When the pandemic hit, I was one week postpartum. I was lucky enough to escape labor and delivery without the restriction of visitors to the hospital. Not lucky enough to escape the isolation of raising a newborn without a village. Or the depressing realism and sense of mortality a pandemic inspired.
Half way through my maternity leave, I rubbed the sleep deprivation out of my eyes and brushed off the haze of postpartum and pandemic depression. Between naps and diaper changes, I got to work addressing our legacy.
I planned, using nav.it’s Legacy Health Check. With every checked box, I gained a sense of control. I couldn’t control the economic recession or a shortage of toilet paper. I could control what happened “what if.”
What if I fall ill? What if I can’t I can’t decide for myself what to do? Do I have an advanced directive? WTF is an advanced directive?
Often called a living will, an advanced directive advises everyone what you want done in case you’re unable to decide for yourself.
Do you really need an advanced directive? And why is it important to your financial legacy?

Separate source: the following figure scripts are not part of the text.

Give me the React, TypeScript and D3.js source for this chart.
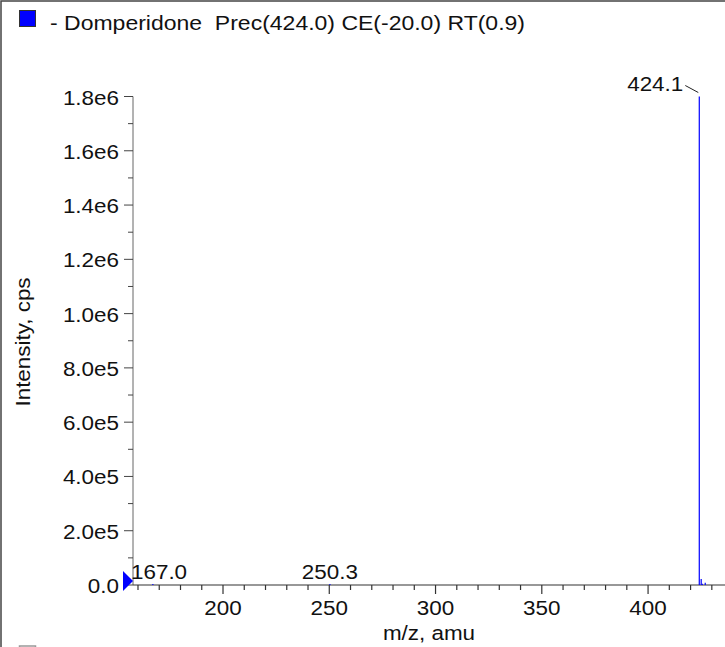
import * as d3 from "d3";

// spectrum peaks (m/z, cps)
const peakMz = [167.0, 250.3, 424.1, 425.0, 425.5, 426.9];
const peakIntensity = [3500, 1200, 1800000, 22000, 5000, 8500];
const labelledMz = [167.0, 250.3, 424.1];

const yTicks = [0, 2e5, 4e5, 6e5, 8e5, 1e6, 1.2e6, 1.4e6, 1.6e6, 1.8e6];
const xTicks = [200, 250, 300, 350, 400];

const title = "- Domperidone  Prec(424.0) CE(-20.0) RT(0.9)";

const W = 725;
const H = 647;
const left = 133;
const right = 725;
const bottom = 585;
const top = 96.5;

const FONT = "'Liberation Sans', Arial, Helvetica, sans-serif";
const SX = 1.15; // source font runs wide

function yFmt(v: number) {
  if (v === 0) return "0.0";
  const e = Math.floor(Math.log10(v));
  return `${(v / Math.pow(10, e)).toFixed(1)}e${e}`;
}

function Label(props: {
  x: number;
  y: number;
  size: number;
  anchor?: string;
  rotate?: number;
  children: string;
}) {
  const { x, y, size, anchor = "start", rotate = 0, children } = props;
  return (
    <text
      transform={`translate(${x},${y}) rotate(${rotate}) scale(${SX},1)`}
      fontSize={size}
      fontFamily={FONT}
      textAnchor={anchor}
      fill="#111"
      style={{ whiteSpace: "pre" }}
    >
      {children}
    </text>
  );
}

export default function App() {
  const x = d3.scaleLinear().domain([157.65, 436.2]).range([left, right]);
  const y = d3.scaleLinear().domain([0, 1.8e6]).range([bottom, top]);

  const minorX = d3.range(160, 440, 10).filter((v) => v % 50 !== 0);
  const minorY = d3.range(1e5, 1.8e6, 2e5);

  const peaks = peakMz.map((mz, i) => ({ mz, v: peakIntensity[i] }));

  return (
    <div style={{ position: "fixed", left: 0, top: 0 }}>
      <svg width={W} height={H} style={{ display: "block", background: "#fff" }}>
        {/* outer frame */}
        <rect x={1} y={1} width={W + 10} height={H + 10} fill="none" stroke="#444" strokeWidth={1.5} />

        {/* legend */}
        <rect x={19.5} y={10.5} width={16} height={16} fill="#0000ff" stroke="#333" strokeWidth={1} />
        <Label x={50} y={30} size={20}>{title}</Label>
        <rect x={19.5} y={646} width={16} height={16} fill="#fff" stroke="#999" strokeWidth={1.5} />

        {/* y axis */}
        <line x1={left} x2={left} y1={top} y2={bottom} stroke="#666" strokeWidth={1} />
        {yTicks.map((t) => (
          <g key={t}>
            <line x1={left - 9} x2={left} y1={y(t)} y2={y(t)} stroke="#444" strokeWidth={1} />
            <Label x={119} y={y(t) + 8} size={19.5} anchor="end">{yFmt(t)}</Label>
          </g>
        ))}
        {minorY.map((t) => (
          <line key={t} x1={left - 5} x2={left} y1={y(t)} y2={y(t)} stroke="#444" strokeWidth={1} />
        ))}
        <Label x={30} y={342} size={19.5} anchor="middle" rotate={-90}>Intensity, cps</Label>

        {/* x axis */}
        <line x1={left} x2={right} y1={bottom} y2={bottom} stroke="#333" strokeWidth={1.2} />
        {xTicks.map((t) => (
          <g key={t}>
            <line x1={x(t)} x2={x(t)} y1={bottom} y2={bottom + 9} stroke="#333" strokeWidth={1.2} />
            <Label x={x(t)} y={615} size={19.5} anchor="middle">{String(t)}</Label>
          </g>
        ))}
        {minorX.map((t) => (
          <line key={t} x1={x(t)} x2={x(t)} y1={bottom} y2={bottom + 5} stroke="#333" strokeWidth={1.2} />
        ))}
        <Label x={(left + right) / 2} y={640} size={19.5} anchor="middle">m/z, amu</Label>

        {/* precursor marker */}
        <path d={`M${left - 10},${bottom - 14} L${left},${bottom - 4} L${left - 10},${bottom + 6} Z`} fill="#0000ff" />

        {/* peaks */}
        {peaks.map((p) => (
          <line
            key={p.mz}
            x1={x(p.mz)}
            x2={x(p.mz)}
            y1={bottom}
            y2={Math.min(bottom - 1, y(p.v))}
            stroke="#0000ff"
            strokeWidth={1.2}
          />
        ))}

        {/* peak labels */}
        {labelledMz.map((mz) => {
          const i = peakMz.indexOf(mz);
          const px = x(mz);
          const py = y(peakIntensity[i]);
          if (py < 200) {
            return (
              <g key={mz}>
                <line x1={px - 14} y1={py - 11} x2={px - 1} y2={py - 4} stroke="#222" strokeWidth={1} />
                <Label x={px - 16} y={py - 6} size={19.5} anchor="end">{mz.toFixed(1)}</Label>
              </g>
            );
          }
          const nearEdge = px - 28 < left;
          return (
            <Label key={mz} x={nearEdge ? left - 2 : px} y={bottom - 6} size={19.5} anchor={nearEdge ? "start" : "middle"}>
              {mz.toFixed(1)}
            </Label>
          );
        })}
      </svg>
    </div>
  );
}
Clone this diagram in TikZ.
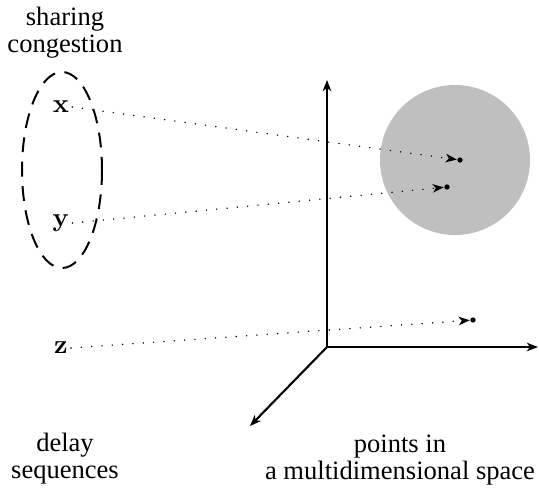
\documentclass[tikz,border=0pt]{standalone}
\usepackage[no-math]{fontspec}
\setmainfont{Liberation Serif}
\usetikzlibrary{positioning, shapes, arrows.meta}

\begin{document}
\begin{tikzpicture}[x=0.3766pt, y=-0.3766pt, >={Stealth[length=4.2pt, width=3.2pt, inset=1.2pt]}]
        \tikzstyle{caption} = [align=center, font=\fontsize{10}{10.2}\selectfont, inner sep=0pt]
        \tikzstyle{seq} = [inner sep=1pt, font=\normalsize]
        \tikzstyle{pt} = [circle, fill=black, inner sep=0pt, minimum size=2pt]
        \tikzstyle{map} = [->, dash pattern=on 0pt off 3.9pt, line cap=round, line width=0.6pt]
        \tikzstyle{axis} = [->, line width=0.8pt]

        \useasboundingbox (0,0) rectangle (539,489);

        % cluster of points in the space
        \fill [gray!50] (455,160) circle (75);

        % axes
        \coordinate (origin) at (327,347);
        \coordinate (up) at (327,80);
        \coordinate (right) at (538,347);
        \coordinate (front) at (250,426);
        \draw [axis] (origin) -- (up);
        \draw [axis] (origin) -- (right);
        \draw [axis] (origin) -- (front);

        % delay sequences
        \node [seq] (x) at (61,107) {$\mathbf{x}$};
        \node [seq] (y) at (61,223) {$\mathbf{y}$};
        \node [seq] (z) at (61,348) {$\mathbf{z}$};
        \draw [dash pattern=on 5.6pt off 3.6pt, line width=0.75pt] (62,170) ellipse (40 and 98);

        % mapped points
        \node [pt] (px) at (460,160) {};
        \node [pt] (py) at (447,187) {};
        \node [pt] (pz) at (473,320) {};

        \draw [map] (x.east) -- (px);
        \draw [map] (y.east) -- (py);
        \draw [map] (z.east) -- (pz);

        % captions
        \node [caption] (share) at (65,33) {sharing\\congestion};
        \node [caption] (delay) at (65,459) {delay\\sequences};
        \node [caption] (space) at (400,460) {points in\\a multidimensional space};

    \end{tikzpicture}
\end{document}
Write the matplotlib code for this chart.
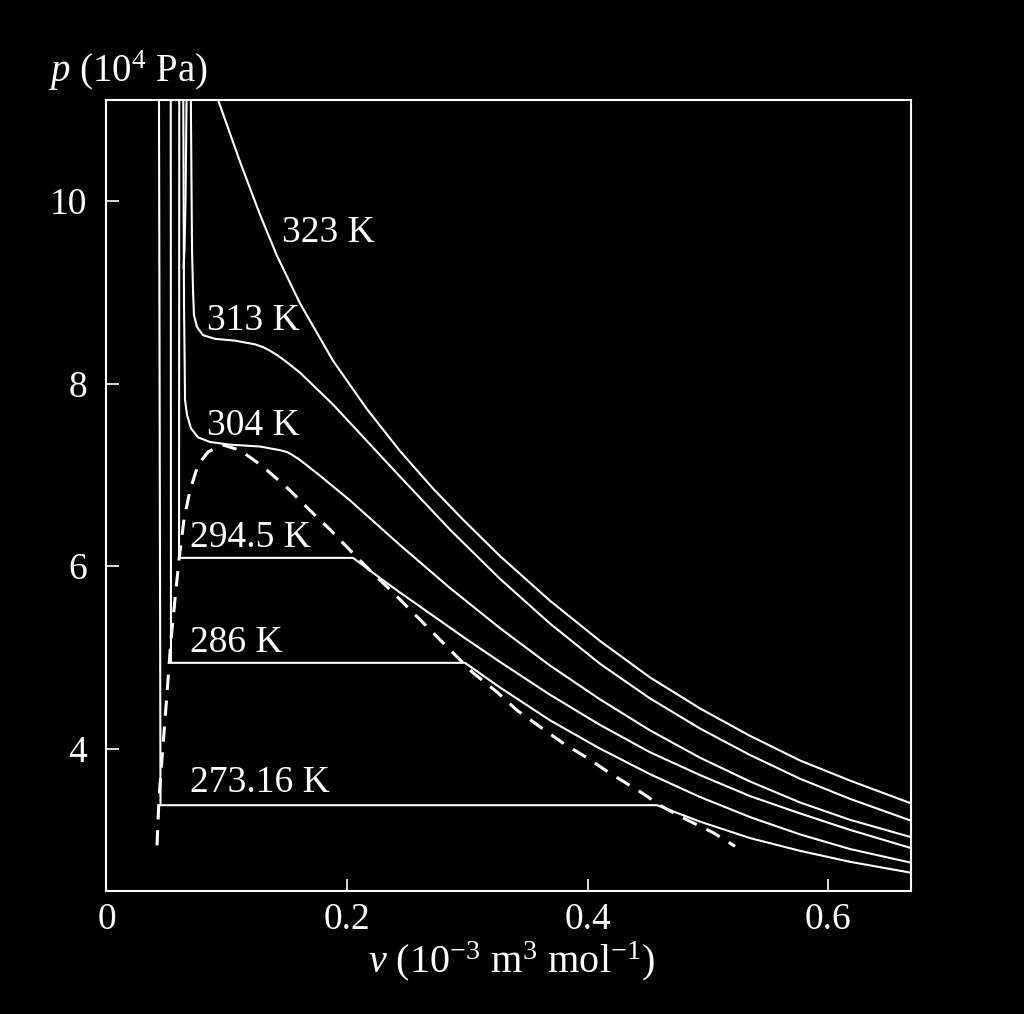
import matplotlib
matplotlib.use("Agg")
import matplotlib.pyplot as plt

plt.rcParams['font.family'] = ['Liberation Serif', 'DejaVu Serif']
plt.rcParams['mathtext.fontset'] = 'custom'
plt.rcParams['mathtext.rm'] = 'Liberation Serif'
plt.rcParams['mathtext.it'] = 'Liberation Serif:italic'

# isotherms, v in 1e-3 m3/mol, p in 1e4 Pa
v_273 = [0.0436, 0.0449, 0.4576, 0.4934, 0.5349, 0.5765, 0.6180, 0.6688]
p_273 = [11.3, 3.38, 3.38, 3.20, 3.02, 2.88, 2.76, 2.64]

v_286 = [0.0534, 0.0536, 0.2980, 0.3271, 0.3687, 0.4102, 0.4518, 0.4934,
         0.5349, 0.5765, 0.6180, 0.6688]
p_286 = [11.3, 4.94, 4.94, 4.67, 4.31, 4.00, 3.72, 3.47, 3.25, 3.06, 2.90, 2.75]

v_294 = [0.0605, 0.0603, 0.2049, 0.2273, 0.2440, 0.2689, 0.2980, 0.3271,
         0.3687, 0.4102, 0.4518, 0.4934, 0.5349, 0.5765, 0.6180, 0.6688]
p_294 = [11.3, 6.09, 6.09, 5.87, 5.71, 5.48, 5.21, 4.95, 4.59, 4.26, 3.96,
         3.71, 3.48, 3.29, 3.11, 2.91]

v_304 = [0.0638, 0.0644, 0.0653, 0.0669, 0.0702, 0.0761, 0.0860, 0.1027,
         0.1276, 0.1442, 0.1500, 0.1542, 0.1600, 0.1650, 0.1775, 0.2024,
         0.2440, 0.2855, 0.3271, 0.3687, 0.4102, 0.4518, 0.4934, 0.5349,
         0.5765, 0.6180, 0.6688]
p_304 = [11.3, 8.92, 7.82, 7.66, 7.51, 7.41, 7.36, 7.33, 7.31, 7.27, 7.25,
         7.22, 7.17, 7.12, 6.99, 6.72, 6.23, 5.76, 5.32, 4.91, 4.54, 4.20,
         3.90, 3.64, 3.41, 3.22, 3.03]

v_313 = [0.0700, 0.0711, 0.0719, 0.0727, 0.0752, 0.0802, 0.0902, 0.1068,
         0.1234, 0.1300, 0.1359, 0.1420, 0.1484, 0.1608, 0.1883, 0.2165,
         0.2440, 0.2855, 0.3271, 0.3687, 0.4102, 0.4518, 0.4934, 0.5349,
         0.5765, 0.6180, 0.6688]
p_313 = [11.3, 9.46, 9.03, 8.75, 8.62, 8.53, 8.49, 8.47, 8.43, 8.40, 8.36,
         8.31, 8.25, 8.12, 7.77, 7.37, 6.98, 6.40, 5.86, 5.37, 4.93, 4.55,
         4.22, 3.93, 3.67, 3.45, 3.21]

v_323 = [0.0905, 0.0927, 0.1110, 0.1276, 0.1417, 0.1608, 0.1883, 0.2165,
         0.2440, 0.2714, 0.2963, 0.3271, 0.3687, 0.4102, 0.4518, 0.4934,
         0.5349, 0.5765, 0.6180, 0.6688]
p_323 = [11.3, 11.11, 10.43, 9.85, 9.40, 8.88, 8.25, 7.72, 7.26, 6.85, 6.51,
         6.11, 5.62, 5.18, 4.78, 4.44, 4.14, 3.87, 3.65, 3.40]
# steep liquid side of the 323 K curve near the left edge
v_323_left = [0.0667, 0.0657, 0.0648, 0.0641]
p_323_left = [11.3, 10.01, 9.46, 9.27]

# two-phase boundary (dashed)
v_dome = [0.0420, 0.0436, 0.0461, 0.0486, 0.0511, 0.0536, 0.0569, 0.0603,
          0.0644, 0.0694, 0.0761, 0.0844, 0.0960, 0.1110, 0.1301, 0.1525,
          0.1692, 0.1858, 0.2049, 0.2215, 0.2382, 0.2548, 0.2714, 0.2880,
          0.3047, 0.3246, 0.3412, 0.3603, 0.3795, 0.3994, 0.4185, 0.4410,
          0.4626, 0.4825, 0.5042, 0.5225]
p_dome = [2.94, 3.44, 3.88, 4.31, 4.75, 5.19, 5.63, 6.07, 6.51, 6.83, 7.11,
          7.25, 7.33, 7.27, 7.09, 6.83, 6.61, 6.40, 6.14, 5.92, 5.71, 5.49,
          5.27, 5.05, 4.83, 4.62, 4.42, 4.24, 4.06, 3.90, 3.73, 3.55, 3.36,
          3.22, 3.08, 2.93]

labels = ['323 K', '313 K', '304 K', '294.5 K', '286 K', '273.16 K']
label_v = [0.1456, 0.0833, 0.0833, 0.0694, 0.0694, 0.0694]
label_p = [9.55, 8.59, 7.44, 6.21, 5.06, 3.52]

xticks = [0, 0.2, 0.4, 0.6]
xtick_labels = ['0', '0.2', '0.4', '0.6']
yticks = [4, 6, 8, 10]

fig = plt.figure(figsize=(10.24, 10.14), dpi=100, facecolor='black')
ax = fig.add_axes([0.104, 0.1213, 0.7856, 0.7801], facecolor='black')

lw = 1.5
for v, p in [(v_273, p_273), (v_286, p_286), (v_294, p_294), (v_304, p_304),
             (v_313, p_313), (v_323, p_323), (v_323_left, p_323_left)]:
    ax.plot(v, p, color='white', linewidth=lw, solid_joinstyle='round')

ax.plot(v_dome, p_dome, color='white', linewidth=2.2, linestyle=(0, (5, 3.5)))

for txt, v, p in zip(labels, label_v, label_p):
    ax.text(v, p, txt, color='white', fontsize=27, ha='left', va='baseline')

ax.set_xlim(0, 0.6687)
ax.set_ylim(2.44, 11.107)

ax.set_xticks(xticks)
ax.set_xticklabels(xtick_labels)
ax.set_yticks(yticks)
ax.tick_params(direction='in', colors='white', labelsize=27, length=9, width=1.2)
ax.tick_params(axis='x', pad=8)
ax.tick_params(axis='y', pad=14)

for s in ax.spines.values():
    s.set_color('white')
    s.set_linewidth(1.5)

fig.text(0.047, 0.919, r'$p$ (10$^4$ Pa)', color='white', fontsize=28,
         ha='left', va='baseline')
fig.text(0.500, 0.041, r'$v$ (10$^{-3}$ m$^3$ mol$^{-1}$)', color='white',
         fontsize=29, ha='center', va='baseline')

fig.savefig('out.png', dpi=100, facecolor='black')
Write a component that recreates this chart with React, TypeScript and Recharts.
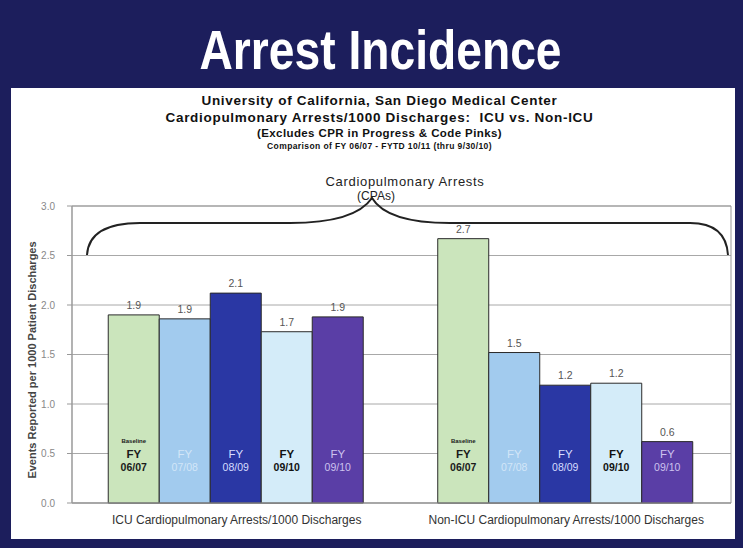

We turned to our Queen of the Courtroom, Patience Kaysee, for her expertise.
“Just as important as other legal documents such as a will, advanced directives specify what actions should be taken regarding a person’s health in the event they are unable to make decisions because of illness or incapacity.”
She goes on to explain, “Besides their legal implications, they make it easier for a person’s family to take necessary action in the future without the need for further court intervention or delay.”
Not making it explicitly clear can get ugly and costly.
The controversy surrounding the death and care of Terri Schiavo is a perfect example of why Advanced Directives matter. In 1990, Terri Schiavo tragically suffered a massive heart attack at 26-years-old. Though she survived, she fell into a persistent vegetative state.
Eight years later, Terri Schiavo’s husband and legal guardian argued that Terri would not have wanted prolonged artificial life support without the prospect of recovery. He elected to remove her feeding tube in 1998. However, Schiavo’s parents disputed not only her diagnosis but what their daughter’s desires were.
After years of a costly legal battle, the tube was removed in 2005. This was only after years of Schiavo’s husband and family waging a very public and emotional battle.
But I hear you. This is Terri Schiavo’s case, not mine. Who has a massive heart attack at 26?
Overcoming Optimism Bias with a Plan
Optimism bias causes someone to believe that they themselves are less likely to experience a negative event.
Emergency funds, insurance plans, advance directives – they help mitigate the financial and emotional toll of thinking “this could never happen to me.”
It’s why we built the Legacy Health Check in the nav.it money app. It’s also why we ask whether or not you have an advance directive.
As Patience points out, “It takes the guesswork out of things so that the person can get fast, efficient care when it’s most necessary.”